Longaville enters as one of King Ferdinand’s three lords, sworn to the futile academy that promises three years of study without women, food, or sleep. He is among the first to recognize the impossibility of such vows, though he voices his objection mildly compared to Biron’s sharp protests. His early compliance—“You swore to that, Biron, and to the rest”—masks an uncertainty that will soon give way to the same romantic weakness afflicting his companions. Like the others, he falls swiftly into love the moment the Princess of France and her ladies arrive, and his infatuation becomes another thread in the comedy of broken oaths.

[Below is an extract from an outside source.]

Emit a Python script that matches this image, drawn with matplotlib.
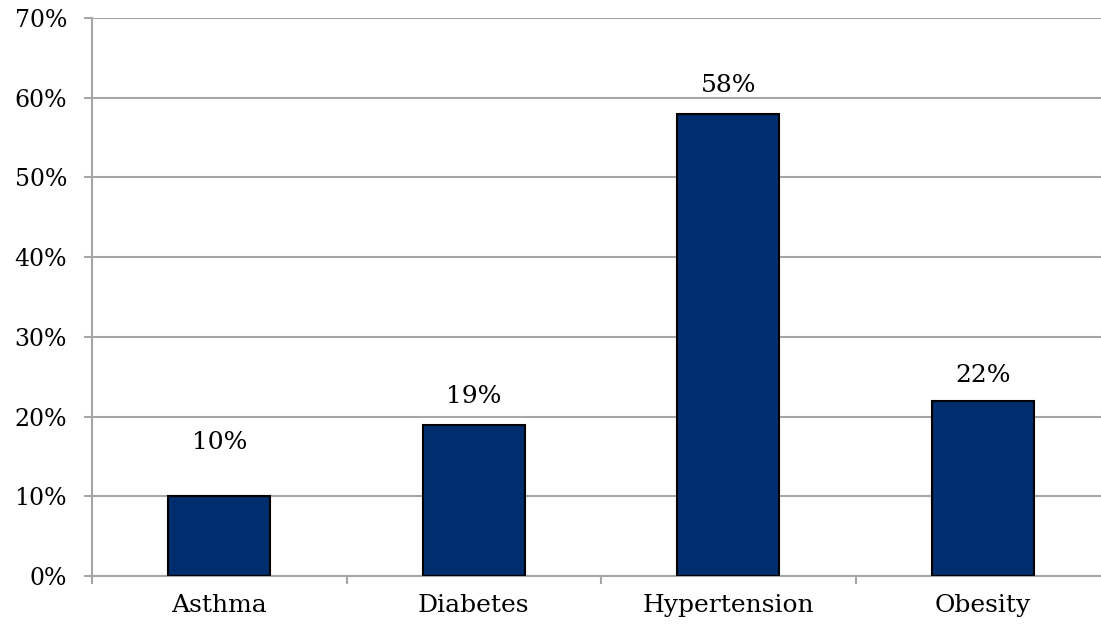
import matplotlib.pyplot as plt

categories = ["Asthma", "Diabetes", "Hypertension", "Obesity"]
values = [10, 19, 58, 22]
# Excel put the Asthma label higher than the others
label_offsets = [6.7, 3.5, 3.5, 3.2]
y_ticks = [0, 10, 20, 30, 40, 50, 60, 70]

plt.rcParams['font.family'] = ['DejaVu Serif']
FS = 18

fig = plt.figure(figsize=(11.01, 6.28), dpi=100)
ax = fig.add_axes([92 / 1101, 1 - 576 / 628, 1018 / 1101, 558 / 628])

x = list(range(len(categories)))
ax.bar(x, values, width=0.4, color='#002D6E', edgecolor='black', linewidth=1.5, zorder=3)

for xi, v, off in zip(x, values, label_offsets):
    ax.text(xi, v + off, f"{v}%", ha='center', va='center', fontsize=FS)

ax.set_xlim(-0.5, len(categories) - 0.5)
ax.set_ylim(0, 70)
ax.set_yticks(y_ticks)
ax.set_yticklabels([f"{t}%" for t in y_ticks], fontsize=17)
ax.set_xticks(x)
ax.set_xticklabels(categories, fontsize=FS)
ax.set_xticks([i - 0.5 for i in range(len(categories) + 1)], minor=True)

ax.yaxis.grid(True, color='#A6A6A6', linewidth=1.5, zorder=0)
ax.tick_params(axis='y', length=6, width=1.5, color='#A6A6A6', pad=12)
ax.tick_params(axis='x', which='major', length=0, pad=13)
ax.tick_params(axis='x', which='minor', length=6, width=1.5, color='#A6A6A6')

for s in ['top', 'right']:
    ax.spines[s].set_visible(False)
for s in ['left', 'bottom']:
    ax.spines[s].set_color('#A6A6A6')
    ax.spines[s].set_linewidth(1.5)

fig.savefig('out.png', dpi=100)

When the ladies arrive at court, Longaville is quick to single out Maria for his attention, asking Boyet with transparent eagerness, “I beseech you a word: what is she in the white?” His courtship is conducted partly through wit and flattery, the expected currency of courtly love, but also through genuine feeling that complicates the play’s mockery of masculine affectation. When the ladies expose the men’s disguises and switch their tokens, Longaville finds himself wooing the wrong woman—a humiliation that the play uses to show how appearance and assumption can overturn even sincere intention. Yet he persists, and by the play’s end, he has earned at least a provisional acceptance from Maria, who promises to acknowledge his love after a year has passed.

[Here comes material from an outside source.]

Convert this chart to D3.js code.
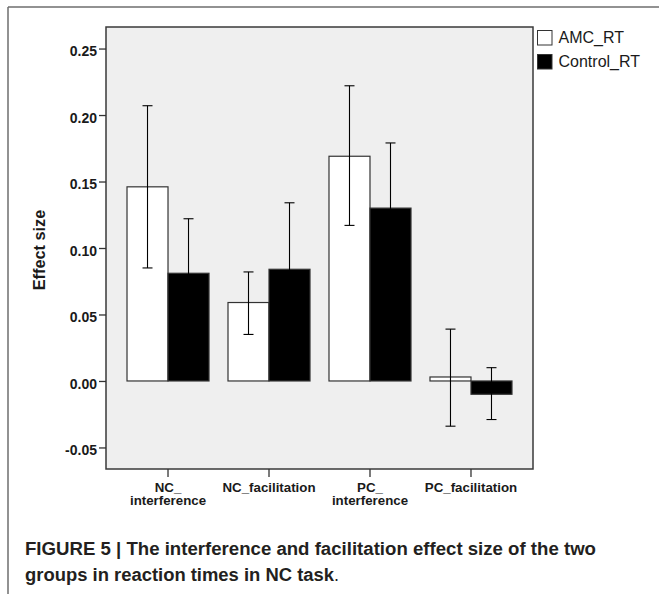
<!DOCTYPE html>
<html>
<head>
<meta charset="utf-8">
<script src="https://cdn.jsdelivr.net/npm/d3@7"></script>
<style>
  html, body { margin: 0; padding: 0; background: #fff; }
  svg { display: block; }
</style>
</head>
<body>
<svg id="chart" width="659" height="594"></svg>
<script>
// ---- data ----
const categories = ["NC_interference", "NC_facilitation", "PC_interference", "PC_facilitation"];
const categoryLines = [["NC_", "interference"], ["NC_facilitation"], ["PC_", "interference"], ["PC_facilitation"]];
const seriesNames = ["AMC_RT", "Control_RT"];
const amcValues = [0.146, 0.059, 0.169, 0.003];
const amcLow = [0.085, 0.035, 0.117, -0.034];
const amcHigh = [0.207, 0.082, 0.222, 0.039];
const controlValues = [0.081, 0.084, 0.130, -0.010];
const controlLow = [0.039, 0.035, 0.081, -0.029];
const controlHigh = [0.122, 0.134, 0.179, 0.010];
const yTicks = [-0.05, 0.00, 0.05, 0.10, 0.15, 0.20, 0.25];
const yTitle = "Effect size";
const captionLine1 = "FIGURE 5 | The interference and facilitation effect size of the two";
const captionLine2 = "groups in reaction times in NC task";

const svg = d3.select("#chart");
const plot = { left: 106, right: 533, top: 27, bottom: 469 };
const fills = { "AMC_RT": "#ffffff", "Control_RT": "#000000" };
const font = "Liberation Sans, Arial, Helvetica, sans-serif";

// outer figure frame
svg.append("line").attr("x1", 8).attr("x2", 659).attr("y1", 7).attr("y2", 7)
  .attr("stroke", "#6e6e6e").attr("stroke-width", 1.5);
svg.append("line").attr("x1", 8).attr("x2", 8).attr("y1", 7).attr("y2", 594)
  .attr("stroke", "#6e6e6e").attr("stroke-width", 1.5);

const y = d3.scaleLinear().domain([-0.0662, 0.2662]).range([plot.bottom, plot.top]);
const x = d3.scaleBand().domain(categories).range([plot.left, plot.right])
  .paddingInner(0.188).paddingOuter(0.208);
const xs = d3.scaleBand().domain(seriesNames).range([0, x.bandwidth()]).padding(0);

// plot background
svg.append("rect").attr("x", plot.left).attr("y", plot.top)
  .attr("width", plot.right - plot.left).attr("height", plot.bottom - plot.top)
  .attr("fill", "#efefef");

const rows = categories.map((c, i) => ({
  cat: c,
  series: [
    { name: "AMC_RT", v: amcValues[i], lo: amcLow[i], hi: amcHigh[i] },
    { name: "Control_RT", v: controlValues[i], lo: controlLow[i], hi: controlHigh[i] }
  ]
}));

const groups = svg.append("g").selectAll("g").data(rows).join("g")
  .attr("transform", d => `translate(${x(d.cat)},0)`);

groups.selectAll("rect").data(d => d.series).join("rect")
  .attr("x", d => xs(d.name))
  .attr("width", xs.bandwidth())
  .attr("y", d => y(Math.max(0, d.v)))
  .attr("height", d => Math.abs(y(d.v) - y(0)))
  .attr("fill", d => fills[d.name])
  .attr("stroke", "#333")
  .attr("stroke-width", 1.2);

const eb = groups.selectAll("g.err").data(d => d.series).join("g").attr("class", "err")
  .attr("transform", d => `translate(${xs(d.name) + xs.bandwidth() / 2},0)`);
eb.append("line").attr("x1", 0).attr("x2", 0)
  .attr("y1", d => y(d.lo)).attr("y2", d => y(d.hi))
  .attr("stroke", "#000").attr("stroke-width", 1.1);
eb.append("line").attr("x1", -5).attr("x2", 5)
  .attr("y1", d => y(d.hi)).attr("y2", d => y(d.hi))
  .attr("stroke", "#000").attr("stroke-width", 1.1);
eb.append("line").attr("x1", -5).attr("x2", 5)
  .attr("y1", d => y(d.lo)).attr("y2", d => y(d.lo))
  .attr("stroke", "#000").attr("stroke-width", 1.1);

// plot frame
svg.append("rect").attr("x", plot.left).attr("y", plot.top)
  .attr("width", plot.right - plot.left).attr("height", plot.bottom - plot.top)
  .attr("fill", "none").attr("stroke", "#3a3a3a").attr("stroke-width", 1.5);

// y axis
const fmt = d3.format(".2f");
const yAxis = svg.append("g").attr("transform", `translate(${plot.left},0)`)
  .call(d3.axisLeft(y).tickValues(yTicks).tickFormat(d => fmt(d).replace("\u2212", "-")).tickSize(7).tickPadding(2));
yAxis.select(".domain").remove();
yAxis.selectAll(".tick line").attr("stroke", "#333").attr("stroke-width", 1.3);
yAxis.selectAll(".tick text")
  .attr("font-family", font)
  .attr("font-weight", "bold").attr("font-size", 14).attr("fill", "#1a1a1a")
  .attr("dy", "0.52em");

// x axis
const xAxis = svg.append("g").attr("transform", `translate(0,${plot.bottom})`)
  .call(d3.axisBottom(x).tickSize(8).tickFormat(""));
xAxis.select(".domain").remove();
xAxis.selectAll(".tick line").attr("stroke", "#333").attr("stroke-width", 1.3);
xAxis.selectAll(".tick text").remove();
categories.forEach((c, i) => {
  const cx = x(c) + x.bandwidth() / 2;
  const t = svg.append("text")
    .attr("x", cx).attr("y", 491.5)
    .attr("text-anchor", "middle")
    .attr("font-family", font)
    .attr("font-weight", "bold").attr("font-size", 13.3).attr("fill", "#1a1a1a");
  categoryLines[i].forEach((ln, j) => {
    t.append("tspan").attr("x", cx).attr("dy", j === 0 ? 0 : 13.5).text(ln);
  });
});

// y title
svg.append("text")
  .attr("transform", `translate(44.5,${(plot.top + plot.bottom) / 2 + 2}) rotate(-90)`)
  .attr("text-anchor", "middle")
  .attr("font-family", font)
  .attr("font-weight", "bold").attr("font-size", 16.3).attr("fill", "#1a1a1a")
  .text(yTitle);

// legend
const legend = svg.append("g").selectAll("g").data(seriesNames).join("g")
  .attr("transform", (d, i) => `translate(537.5,${30.5 + i * 24})`);
legend.append("rect").attr("width", 14.5).attr("height", 14.5)
  .attr("fill", d => fills[d]).attr("stroke", "#333").attr("stroke-width", 1);
legend.append("text").attr("x", 21).attr("y", 12.5)
  .attr("font-family", font)
  .attr("font-size", 16).attr("fill", "#1a1a1a")
  .text(d => d);

// caption
svg.append("text").attr("x", 25).attr("y", 555)
  .attr("font-family", font)
  .attr("font-weight", "bold").attr("font-size", 18).attr("fill", "#231f20")
  .attr("textLength", 571).attr("lengthAdjust", "spacingAndGlyphs")
  .text(captionLine1);
svg.append("text").attr("x", 25).attr("y", 581)
  .attr("font-family", font)
  .attr("font-weight", "bold").attr("font-size", 18).attr("fill", "#231f20")
  .attr("textLength", 309).attr("lengthAdjust", "spacingAndGlyphs")
  .text(captionLine2);
svg.append("text").attr("x", 334).attr("y", 581)
  .attr("font-family", font)
  .attr("font-size", 18).attr("fill", "#231f20")
  .text(".");
</script>
</body>
</html>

Longaville’s arc is quieter than Biron’s or even Dumain’s, but no less telling. His patience—“I’ll stay with patience; but the time is long”—suggests a steadier temperament than some of his peers, even as he waits out the penance imposed by the ladies’ conditions for marriage. He represents the courtier caught between the demands of wit, honor, and genuine feeling, a man who can laugh at himself without entirely abandoning hope. By the play’s end, he has learned what all four lords must learn: that love, once acknowledged, cannot be merely performed or controlled by oath or intellect, and that true union requires both humility and the willingness to wait for grace.